**Input for this task**
╭──

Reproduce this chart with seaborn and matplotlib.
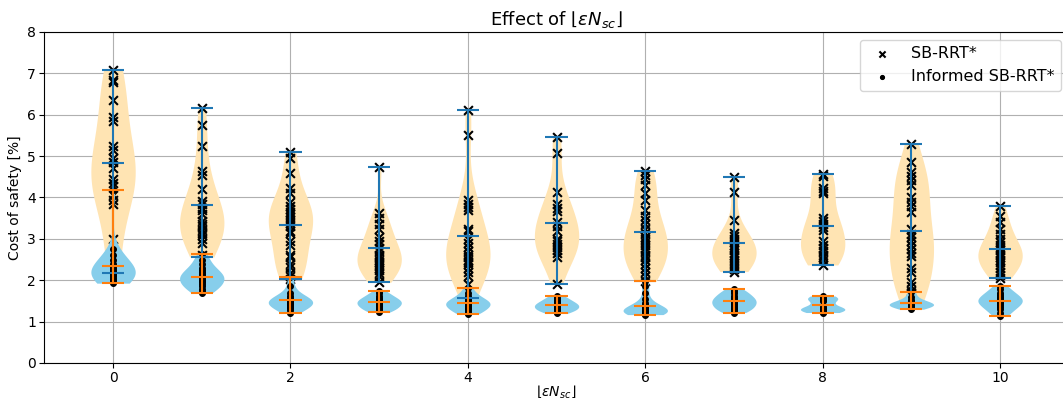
import numpy as np
import pandas as pd
import matplotlib
matplotlib.use("Agg")
import matplotlib.pyplot as plt
import seaborn as sns

# ---------------- data (cost of safety, %) ----------------
positions = [0, 1, 2, 3, 4, 5, 6, 7, 8, 9, 10]
xticks = [0, 2, 4, 6, 8, 10]
yticks = [0, 1, 2, 3, 4, 5, 6, 7, 8]
series_names = ["SB-RRT*", "Informed SB-RRT*"]

# SB-RRT*
sb_0 = [7.08, 6.85, 6.78, 6.35, 5.95, 5.85, 5.25, 5.15, 4.95, 4.85, 4.72, 4.45,
        4.35, 4.28, 4.05, 3.95, 3.85, 3.0, 2.55, 2.18]
sb_1 = [6.16, 5.75, 5.25, 4.65, 4.55, 4.2, 3.92, 3.85, 3.75, 3.7, 3.6, 3.42,
        3.35, 3.3, 3.22, 3.15, 3.1, 3.0, 2.9, 2.6, 2.56]
sb_2 = [5.1, 4.95, 4.6, 4.22, 4.12, 3.9, 3.8, 3.72, 3.65, 3.6, 3.52, 3.45, 3.38,
        3.3, 3.2, 3.15, 2.95, 2.85, 2.62, 2.56, 2.4, 2.32, 2.18, 2.1, 2.03]
sb_3 = [4.73, 3.62, 3.5, 3.35, 3.25, 3.05, 2.95, 2.88, 2.78, 2.7, 2.62, 2.55,
        2.5, 2.45, 2.4, 2.35, 2.3, 2.25, 2.18, 2.1, 1.95]
sb_4 = [6.11, 5.5, 3.95, 3.85, 3.78, 3.7, 3.25, 3.18, 3.0, 2.9, 2.8, 2.7, 2.6,
        2.55, 2.5, 2.45, 2.4, 2.3, 2.2, 2.1, 1.9, 1.57]
sb_5 = [5.47, 5.08, 4.13, 3.85, 3.75, 3.68, 3.4, 3.3, 3.2, 3.0, 2.95, 2.88, 2.8,
        2.72, 2.65, 2.55, 1.91]
sb_6 = [4.64, 4.55, 4.45, 4.3, 4.1, 3.95, 3.7, 3.55, 3.45, 3.35, 3.25, 3.15,
        3.05, 3.0, 2.92, 2.85, 2.78, 2.7, 2.62, 2.55, 2.48, 2.4, 2.3, 2.2, 2.1, 1.97]
sb_7 = [4.49, 4.14, 3.46, 3.15, 3.08, 3.0, 2.92, 2.85, 2.78, 2.72, 2.65, 2.6,
        2.55, 2.48, 2.42, 2.35, 2.28, 2.21]
sb_8 = [4.58, 4.52, 4.22, 4.15, 4.1, 3.5, 3.42, 3.35, 3.28, 3.22, 2.95, 2.85,
        2.78, 2.7, 2.62, 2.55, 2.48, 2.37]
sb_9 = [5.3, 4.85, 4.62, 4.52, 4.42, 4.3, 4.0, 3.9, 3.8, 3.65, 3.25, 3.12, 3.05,
        2.95, 2.85, 2.75, 2.65, 2.58, 2.3, 2.2, 1.95, 1.85, 1.75, 1.7, 1.45]
sb_10 = [3.79, 3.55, 3.4, 3.25, 3.12, 3.0, 2.92, 2.85, 2.78, 2.72, 2.65, 2.6,
         2.55, 2.5, 2.45, 2.38, 2.3, 2.2, 2.12, 2.05]

# Informed SB-RRT*
inf_0 = [4.17, 2.75, 2.6, 2.5, 2.4, 2.35, 2.3, 2.25, 2.22, 2.2, 2.18, 2.15, 2.12,
         2.1, 2.05, 2.0, 1.97, 1.93]
inf_1 = [2.63, 2.5, 2.4, 2.3, 2.25, 2.2, 2.15, 2.12, 2.1, 2.05, 2.0, 1.98, 1.95,
         1.9, 1.85, 1.8, 1.75, 1.69]
inf_2 = [2.08, 1.85, 1.7, 1.62, 1.58, 1.55, 1.52, 1.5, 1.48, 1.45, 1.42, 1.4,
         1.36, 1.32, 1.28, 1.22]
inf_3 = [1.73, 1.68, 1.62, 1.58, 1.55, 1.52, 1.5, 1.47, 1.45, 1.42, 1.4, 1.37,
         1.33, 1.3, 1.27, 1.23]
inf_4 = [1.81, 1.7, 1.62, 1.57, 1.53, 1.5, 1.47, 1.45, 1.42, 1.4, 1.37, 1.34,
         1.3, 1.26, 1.22, 1.18]
inf_5 = [1.62, 1.57, 1.52, 1.48, 1.45, 1.42, 1.4, 1.38, 1.35, 1.32, 1.3, 1.27,
         1.24, 1.2]
inf_6 = [1.97, 1.85, 1.7, 1.55, 1.45, 1.4, 1.37, 1.34, 1.32, 1.3, 1.28, 1.26,
         1.25, 1.24, 1.23, 1.22, 1.21, 1.2, 1.19, 1.17]
inf_7 = [1.78, 1.73, 1.68, 1.62, 1.58, 1.55, 1.52, 1.48, 1.45, 1.42, 1.38, 1.34,
         1.3, 1.26, 1.22]
inf_8 = [1.62, 1.6, 1.57, 1.55, 1.53, 1.5, 1.35, 1.34, 1.32, 1.31, 1.3, 1.28,
         1.26, 1.24, 1.22]
inf_9 = [1.71, 1.6, 1.52, 1.48, 1.46, 1.44, 1.42, 1.4, 1.38, 1.36, 1.34, 1.3]
inf_10 = [1.86, 1.78, 1.7, 1.65, 1.6, 1.57, 1.54, 1.5, 1.47, 1.44, 1.4, 1.35,
          1.3, 1.22, 1.14]

sb_groups = [sb_0, sb_1, sb_2, sb_3, sb_4, sb_5, sb_6, sb_7, sb_8, sb_9, sb_10]
inf_groups = [inf_0, inf_1, inf_2, inf_3, inf_4, inf_5, inf_6, inf_7, inf_8,
              inf_9, inf_10]


def long_df(groups):
    rows = [(p, v) for p, g in zip(positions, groups) for v in g]
    return pd.DataFrame(rows, columns=["pos", "cost"])


df_sb = long_df(sb_groups)
df_inf = long_df(inf_groups)

# ---------------- figure ----------------
fig = plt.figure(figsize=(10.63, 4.05), dpi=100)
ax = fig.add_axes([44.3 / 1063, 42 / 405, 1024.5 / 1063, 331 / 405])
ax.set_axisbelow(True)

ORANGE_BODY = (1.0, 0.894, 0.702)
BLUE_BODY = "#87CEEB"
CAP = 0.125


def draw_stats(df, color):
    st = df.groupby("pos")["cost"].agg(["min", "max", "mean"]).reset_index()
    p = st["pos"].to_numpy(dtype=float)
    ax.vlines(p, st["min"], st["max"], colors=color, linewidth=1.5, zorder=2)
    for col in ["min", "max", "mean"]:
        ax.hlines(st[col], p - CAP, p + CAP, colors=color, linewidth=1.5, zorder=2)


def draw_series(df, body, line, marker, label, size, lw):
    sns.violinplot(data=df, x="pos", y="cost", native_scale=True, width=0.5,
                   cut=0, inner=None, density_norm="width", color=body,
                   saturation=1, linewidth=0, ax=ax, zorder=1)
    sns.scatterplot(data=df, x="pos", y="cost", marker=marker, color="k",
                    edgecolor="k" if marker == "." else None,
                    s=size, linewidth=lw, ax=ax, label=label, zorder=1)
    draw_stats(df, line)


draw_series(df_sb, ORANGE_BODY, "#1f77b4", "x", series_names[0], 40, 1.5)
draw_series(df_inf, BLUE_BODY, "#ff7f0e", ".", series_names[1], 70, 0.8)

ax.set_xlim(-0.775, 10.775)
ax.set_ylim(0, 8)
ax.set_xticks(xticks)
ax.set_yticks(yticks)
ax.tick_params(labelsize=10, pad=2.5)
ax.grid(True, color="#b0b0b0", linewidth=0.8)

ax.set_title(r"Effect of $\lfloor \epsilon N_{sc} \rfloor$", fontsize=13, pad=5)
ax.set_xlabel(r"$\lfloor \epsilon N_{sc} \rfloor$", fontsize=10, labelpad=-1)
ax.set_ylabel("Cost of safety [%]", fontsize=10)

handles, labels = ax.get_legend_handles_labels()
ax.legend(handles, labels, loc="upper right", fontsize=11.5, markerscale=0.7)

fig.savefig("out.png", dpi=100)
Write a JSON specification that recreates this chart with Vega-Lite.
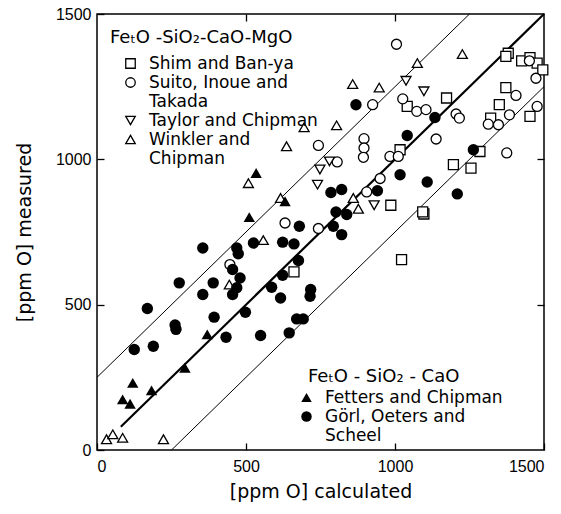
{
  "$schema": "https://vega.github.io/schema/vega-lite/v6.json",
  "width": 447,
  "height": 436,
  "autosize": "none",
  "padding": {"left": 97, "top": 14, "right": 17, "bottom": 64},
  "background": "white",
  "config": {
    "view": {"stroke": "black", "strokeWidth": 1.5},
    "font": "DejaVu Sans",
    "axis": {
      "grid": false, "domain": false, "ticks": true, "tickColor": "black", "tickOpacity": 1, "tickSize": 7, "offset": -7, "tickWidth": 1.3, "zindex": 1,
      "labelColor": "black", "labelFont": "Liberation Sans", "labelFontSize": 16, "format": "d",
      "titleColor": "black", "titleFont": "DejaVu Sans", "titleFontSize": 19, "titleFontWeight": "normal"
    },
    "legend": {
      "titleFont": "DejaVu Sans", "titleFontWeight": "normal", "titleColor": "black", "titleFontSize": 18,
      "labelFont": "DejaVu Sans", "labelColor": "black", "labelFontSize": 17, "labelLimit": 300,
      "padding": 0, "titleLimit": 300
    }
  },
  "datasets": {
    "lines": [
      {"line": "center", "x": 80, "y": 80}, {"line": "center", "x": 1500, "y": 1500},
      {"line": "upper", "x": 0, "y": 250}, {"line": "upper", "x": 1250, "y": 1500},
      {"line": "lower", "x": 250, "y": 0}, {"line": "lower", "x": 1500, "y": 1250}
    ],
    "points": [
      {"series": "Shim and Ban-ya", "x": 661, "y": 613},
      {"series": "Shim and Ban-ya", "x": 1022, "y": 655},
      {"series": "Shim and Ban-ya", "x": 1097, "y": 812},
      {"series": "Shim and Ban-ya", "x": 986, "y": 842},
      {"series": "Shim and Ban-ya", "x": 1093, "y": 819},
      {"series": "Shim and Ban-ya", "x": 1017, "y": 1033},
      {"series": "Shim and Ban-ya", "x": 1041, "y": 1182},
      {"series": "Shim and Ban-ya", "x": 1173, "y": 1211},
      {"series": "Shim and Ban-ya", "x": 1196, "y": 982},
      {"series": "Shim and Ban-ya", "x": 1255, "y": 970},
      {"series": "Shim and Ban-ya", "x": 1285, "y": 1027},
      {"series": "Shim and Ban-ya", "x": 1372, "y": 1247},
      {"series": "Shim and Ban-ya", "x": 1350, "y": 1188},
      {"series": "Shim and Ban-ya", "x": 1321, "y": 1142},
      {"series": "Shim and Ban-ya", "x": 1453, "y": 1148},
      {"series": "Shim and Ban-ya", "x": 1380, "y": 1365},
      {"series": "Shim and Ban-ya", "x": 1372, "y": 1354},
      {"series": "Shim and Ban-ya", "x": 1425, "y": 1339},
      {"series": "Shim and Ban-ya", "x": 1453, "y": 1350},
      {"series": "Shim and Ban-ya", "x": 1477, "y": 1331},
      {"series": "Shim and Ban-ya", "x": 1496, "y": 1308},
      {"series": "Suito, Inoue and Takada", "x": 631, "y": 781},
      {"series": "Suito, Inoue and Takada", "x": 743, "y": 762},
      {"series": "Suito, Inoue and Takada", "x": 446, "y": 638},
      {"series": "Suito, Inoue and Takada", "x": 1005, "y": 1396},
      {"series": "Suito, Inoue and Takada", "x": 925, "y": 1188},
      {"series": "Suito, Inoue and Takada", "x": 1026, "y": 1208},
      {"series": "Suito, Inoue and Takada", "x": 1073, "y": 1165},
      {"series": "Suito, Inoue and Takada", "x": 1104, "y": 1171},
      {"series": "Suito, Inoue and Takada", "x": 1205, "y": 1156},
      {"series": "Suito, Inoue and Takada", "x": 1216, "y": 1142},
      {"series": "Suito, Inoue and Takada", "x": 896, "y": 1071},
      {"series": "Suito, Inoue and Takada", "x": 896, "y": 1039},
      {"series": "Suito, Inoue and Takada", "x": 894, "y": 1007},
      {"series": "Suito, Inoue and Takada", "x": 743, "y": 1048},
      {"series": "Suito, Inoue and Takada", "x": 1138, "y": 1070},
      {"series": "Suito, Inoue and Takada", "x": 983, "y": 1010},
      {"series": "Suito, Inoue and Takada", "x": 1011, "y": 1010},
      {"series": "Suito, Inoue and Takada", "x": 806, "y": 991},
      {"series": "Suito, Inoue and Takada", "x": 950, "y": 934},
      {"series": "Suito, Inoue and Takada", "x": 905, "y": 888},
      {"series": "Suito, Inoue and Takada", "x": 1375, "y": 1022},
      {"series": "Suito, Inoue and Takada", "x": 1451, "y": 1339},
      {"series": "Suito, Inoue and Takada", "x": 1473, "y": 1279},
      {"series": "Suito, Inoue and Takada", "x": 1406, "y": 1220},
      {"series": "Suito, Inoue and Takada", "x": 1384, "y": 1153},
      {"series": "Suito, Inoue and Takada", "x": 1313, "y": 1121},
      {"series": "Suito, Inoue and Takada", "x": 1347, "y": 1119},
      {"series": "Suito, Inoue and Takada", "x": 1477, "y": 1182},
      {"series": "Taylor and Chipman", "x": 740, "y": 913},
      {"series": "Taylor and Chipman", "x": 1037, "y": 1270},
      {"series": "Taylor and Chipman", "x": 1097, "y": 1234},
      {"series": "Taylor and Chipman", "x": 780, "y": 993},
      {"series": "Taylor and Chipman", "x": 748, "y": 965},
      {"series": "Taylor and Chipman", "x": 930, "y": 842},
      {"series": "Winkler and Chipman", "x": 508, "y": 918},
      {"series": "Winkler and Chipman", "x": 616, "y": 867},
      {"series": "Winkler and Chipman", "x": 558, "y": 722},
      {"series": "Winkler and Chipman", "x": 444, "y": 569},
      {"series": "Winkler and Chipman", "x": 32, "y": 37},
      {"series": "Winkler and Chipman", "x": 53, "y": 54},
      {"series": "Winkler and Chipman", "x": 86, "y": 42},
      {"series": "Winkler and Chipman", "x": 223, "y": 37},
      {"series": "Winkler and Chipman", "x": 1226, "y": 1362},
      {"series": "Winkler and Chipman", "x": 1075, "y": 1331},
      {"series": "Winkler and Chipman", "x": 858, "y": 1259},
      {"series": "Winkler and Chipman", "x": 947, "y": 1247},
      {"series": "Winkler and Chipman", "x": 695, "y": 1110},
      {"series": "Winkler and Chipman", "x": 804, "y": 1117},
      {"series": "Winkler and Chipman", "x": 636, "y": 1045},
      {"series": "Winkler and Chipman", "x": 860, "y": 867},
      {"series": "Winkler and Chipman", "x": 877, "y": 830},
      {"series": "Fetters and Chipman", "x": 534, "y": 953},
      {"series": "Fetters and Chipman", "x": 631, "y": 856},
      {"series": "Fetters and Chipman", "x": 511, "y": 801},
      {"series": "Fetters and Chipman", "x": 370, "y": 398},
      {"series": "Fetters and Chipman", "x": 295, "y": 283},
      {"series": "Fetters and Chipman", "x": 120, "y": 231},
      {"series": "Fetters and Chipman", "x": 183, "y": 205},
      {"series": "Fetters and Chipman", "x": 86, "y": 174},
      {"series": "Fetters and Chipman", "x": 111, "y": 159},
      {"series": "Görl, Oeters and Scheel", "x": 785, "y": 886},
      {"series": "Görl, Oeters and Scheel", "x": 821, "y": 896},
      {"series": "Görl, Oeters and Scheel", "x": 679, "y": 770},
      {"series": "Görl, Oeters and Scheel", "x": 793, "y": 770},
      {"series": "Görl, Oeters and Scheel", "x": 802, "y": 819},
      {"series": "Görl, Oeters and Scheel", "x": 838, "y": 810},
      {"series": "Görl, Oeters and Scheel", "x": 821, "y": 741},
      {"series": "Görl, Oeters and Scheel", "x": 355, "y": 695},
      {"series": "Görl, Oeters and Scheel", "x": 469, "y": 695},
      {"series": "Görl, Oeters and Scheel", "x": 474, "y": 675},
      {"series": "Görl, Oeters and Scheel", "x": 525, "y": 712},
      {"series": "Görl, Oeters and Scheel", "x": 623, "y": 715},
      {"series": "Görl, Oeters and Scheel", "x": 661, "y": 709},
      {"series": "Görl, Oeters and Scheel", "x": 676, "y": 652},
      {"series": "Görl, Oeters and Scheel", "x": 455, "y": 621},
      {"series": "Görl, Oeters and Scheel", "x": 480, "y": 592},
      {"series": "Görl, Oeters and Scheel", "x": 455, "y": 535},
      {"series": "Görl, Oeters and Scheel", "x": 469, "y": 558},
      {"series": "Görl, Oeters and Scheel", "x": 623, "y": 601},
      {"series": "Görl, Oeters and Scheel", "x": 586, "y": 560},
      {"series": "Görl, Oeters and Scheel", "x": 616, "y": 523},
      {"series": "Görl, Oeters and Scheel", "x": 717, "y": 552},
      {"series": "Görl, Oeters and Scheel", "x": 715, "y": 529},
      {"series": "Görl, Oeters and Scheel", "x": 276, "y": 575},
      {"series": "Görl, Oeters and Scheel", "x": 390, "y": 575},
      {"series": "Görl, Oeters and Scheel", "x": 355, "y": 535},
      {"series": "Görl, Oeters and Scheel", "x": 169, "y": 487},
      {"series": "Görl, Oeters and Scheel", "x": 393, "y": 457},
      {"series": "Görl, Oeters and Scheel", "x": 498, "y": 474},
      {"series": "Görl, Oeters and Scheel", "x": 262, "y": 430},
      {"series": "Görl, Oeters and Scheel", "x": 265, "y": 415},
      {"series": "Görl, Oeters and Scheel", "x": 433, "y": 388},
      {"series": "Görl, Oeters and Scheel", "x": 549, "y": 394},
      {"series": "Görl, Oeters and Scheel", "x": 645, "y": 403},
      {"series": "Görl, Oeters and Scheel", "x": 670, "y": 451},
      {"series": "Görl, Oeters and Scheel", "x": 692, "y": 451},
      {"series": "Görl, Oeters and Scheel", "x": 125, "y": 346},
      {"series": "Görl, Oeters and Scheel", "x": 189, "y": 357},
      {"series": "Görl, Oeters and Scheel", "x": 869, "y": 1188},
      {"series": "Görl, Oeters and Scheel", "x": 1134, "y": 1144},
      {"series": "Görl, Oeters and Scheel", "x": 1041, "y": 1082},
      {"series": "Görl, Oeters and Scheel", "x": 1017, "y": 947},
      {"series": "Görl, Oeters and Scheel", "x": 1108, "y": 922},
      {"series": "Görl, Oeters and Scheel", "x": 941, "y": 892},
      {"series": "Görl, Oeters and Scheel", "x": 1263, "y": 1033},
      {"series": "Görl, Oeters and Scheel", "x": 1209, "y": 881}
    ]
  },
  "resolve": {"scale": {"shape": "independent"}, "axis": {"x": "independent", "y": "independent"}},
  "layer": [
    {
      "data": {"name": "lines"},
      "mark": {"type": "line", "color": "black"},
      "encoding": {
        "x": {"field": "x", "type": "quantitative", "scale": {"domain": [0, 1500], "nice": false},
              "axis": {"orient": "bottom", "values": [0, 500, 1000, 1500], "labelPadding": 8, "title": "[ppm O]  calculated", "titlePadding": 8}},
        "y": {"field": "y", "type": "quantitative", "scale": {"domain": [0, 1500], "nice": false},
              "axis": {"orient": "left", "values": [0, 500, 1000, 1500], "labelPadding": 6, "title": "[ppm O]  measured", "titlePadding": 21}},
        "detail": {"field": "line"},
        "strokeWidth": {"condition": {"test": "datum.line == 'center'", "value": 2.2}, "value": 1}
      }
    },
    {
      "data": {"name": "lines"},
      "mark": {"type": "line", "opacity": 0},
      "encoding": {
        "x": {"field": "x", "type": "quantitative", "axis": {"orient": "top", "values": [500, 1000], "labels": false, "title": null}},
        "y": {"field": "y", "type": "quantitative", "axis": {"orient": "right", "values": [500, 1000], "labels": false, "title": null}},
        "detail": {"field": "line"}
      }
    },
    {
      "data": {"name": "points"},
      "transform": [{"filter": "indexof(['Shim and Ban-ya','Suito, Inoue and Takada','Taylor and Chipman','Winkler and Chipman'], datum.series) >= 0"}],
      "mark": {"type": "point", "filled": true, "fill": "white", "stroke": "black", "strokeWidth": 1.3, "size": 100, "opacity": 1},
      "encoding": {
        "x": {"field": "x", "type": "quantitative", "axis": null},
        "y": {"field": "y", "type": "quantitative", "axis": null},
        "shape": {
          "field": "series", "type": "nominal",
          "scale": {"domain": ["Shim and Ban-ya", "Suito, Inoue and Takada", "Taylor and Chipman", "Winkler and Chipman"],
                    "range": ["square", "circle", "triangle-down", "triangle-up"]},
          "legend": {
            "orient": "none", "legendX": 13, "legendY": 15,
            "title": "FeₜO -SiO₂-CaO-MgO", "titlePadding": 8,
            "symbolOffset": 12, "labelOffset": 10, "rowPadding": 1, "symbolSize": 90, "symbolStrokeWidth": 1.3,
            "labelBaseline": "middle",
            "labelExpr": "datum.label == 'Suito, Inoue and Takada' ? ['Suito, Inoue and', 'Takada'] : datum.label == 'Winkler and Chipman' ? ['Winkler and', 'Chipman'] : datum.label",
            "encode": {
              "labels": {"lineHeight": {"value": 19}}
            }
          }
        }
      }
    },
    {
      "data": {"name": "points"},
      "transform": [{"filter": "indexof(['Fetters and Chipman','Görl, Oeters and Scheel'], datum.series) >= 0"}],
      "mark": {"type": "point", "filled": true, "color": "black", "size": 130, "opacity": 1},
      "encoding": {
        "x": {"field": "x", "type": "quantitative", "axis": null},
        "y": {"field": "y", "type": "quantitative", "axis": null},
        "shape": {
          "field": "series", "type": "nominal",
          "scale": {"domain": ["Fetters and Chipman", "Görl, Oeters and Scheel"], "range": ["triangle-up", "circle"]},
          "legend": {
            "orient": "none", "legendX": 211, "legendY": 354,
            "title": "FeₜO - SiO₂ - CaO", "titlePadding": 3,
            "symbolOffset": -10, "labelOffset": 10, "rowPadding": 1, "symbolSize": 110,
            "labelBaseline": "middle",
            "labelExpr": "datum.label == 'Görl, Oeters and Scheel' ? ['Görl, Oeters and', 'Scheel'] : datum.label",
            "encode": {
              "labels": {"lineHeight": {"value": 19}}
            }
          }
        }
      }
    }
  ]
}
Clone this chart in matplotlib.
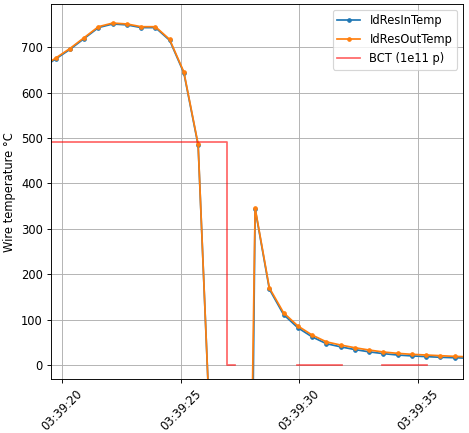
import numpy as np
import pandas as pd
import matplotlib
matplotlib.use('Agg')
import matplotlib.pyplot as plt
import matplotlib.dates as mdates

base = pd.Timestamp('2018-01-01 03:39:00')

# temperature samples (seconds after 03:39:00)
temp_sec = [19.135, 19.735, 20.335, 20.935, 21.535, 22.135, 22.735, 23.335,
            23.935, 24.535, 25.135, 25.735, 26.335, 26.935, 27.535, 28.135,
            28.735, 29.335, 29.935, 30.535, 31.135, 31.735, 32.335, 32.935,
            33.535, 34.135, 34.735, 35.335, 35.935, 36.535, 37.135]
res_out = [655, 676, 697, 721, 745, 753, 751, 745, 745, 717, 645, 486,
           -270, -1800, -1800, 346, 170, 115, 86, 66, 51, 44, 38, 33,
           28.6, 25.7, 23.5, 22, 20.5, 19, 18]
res_in = [653, 674, 695, 719, 743, 751, 749, 743, 743, 715, 643, 484,
          -270, -1800, -2600, 344, 167, 111, 82, 62, 47, 40, 34, 29,
          25, 22, 20, 18.5, 17, 16, 15]

# beam current, NaN where no signal
bct_sec = [19.0, 26.95, 27.30, 29.89, 31.78, 33.49, 35.36]
bct_val = [490, 0, np.nan, 0, np.nan, 0, np.nan]

t_temp = [base + pd.Timedelta(seconds=s) for s in temp_sec]
t_bct = [base + pd.Timedelta(seconds=s) for s in bct_sec]

DPI = 83
fig = plt.figure(figsize=(469 / DPI, 433 / DPI), dpi=DPI)
ax = fig.add_axes([51 / 469, 1 - 379.3 / 433, (462.7 - 51) / 469, (379.3 - 4) / 433])

ax.plot(t_temp, res_in, '.-', label='IdResInTemp')
ax.plot(t_temp, res_out, '.-', label='IdResOutTemp')
ax.plot(t_bct, bct_val, color='red', alpha=0.6, drawstyle='steps-post', label='BCT (1e11 p)')

ax.set_xlim(base + pd.Timedelta(seconds=19.537), base + pd.Timedelta(seconds=36.88))
ax.set_ylim(-31.5, 795)
ax.xaxis.set_major_locator(mdates.SecondLocator(bysecond=range(0, 60, 5)))
ax.xaxis.set_major_formatter(mdates.DateFormatter('%H:%M:%S'))
plt.setp(ax.get_xticklabels(), rotation=45)
ax.set_ylabel('Wire temperature °C')
ax.grid(True)
ax.legend(loc='upper right')

fig.savefig('out.png', dpi=DPI)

╰──

**What is required**
Reproduce the data above word for word from its first line through the line that holds "import seaborn as sns", both ends included; skip pictures.

**The reply**
Reproduce this chart with seaborn and matplotlib.
import numpy as np
import pandas as pd
import matplotlib
matplotlib.use("Agg")
import matplotlib.pyplot as plt
import seaborn as sns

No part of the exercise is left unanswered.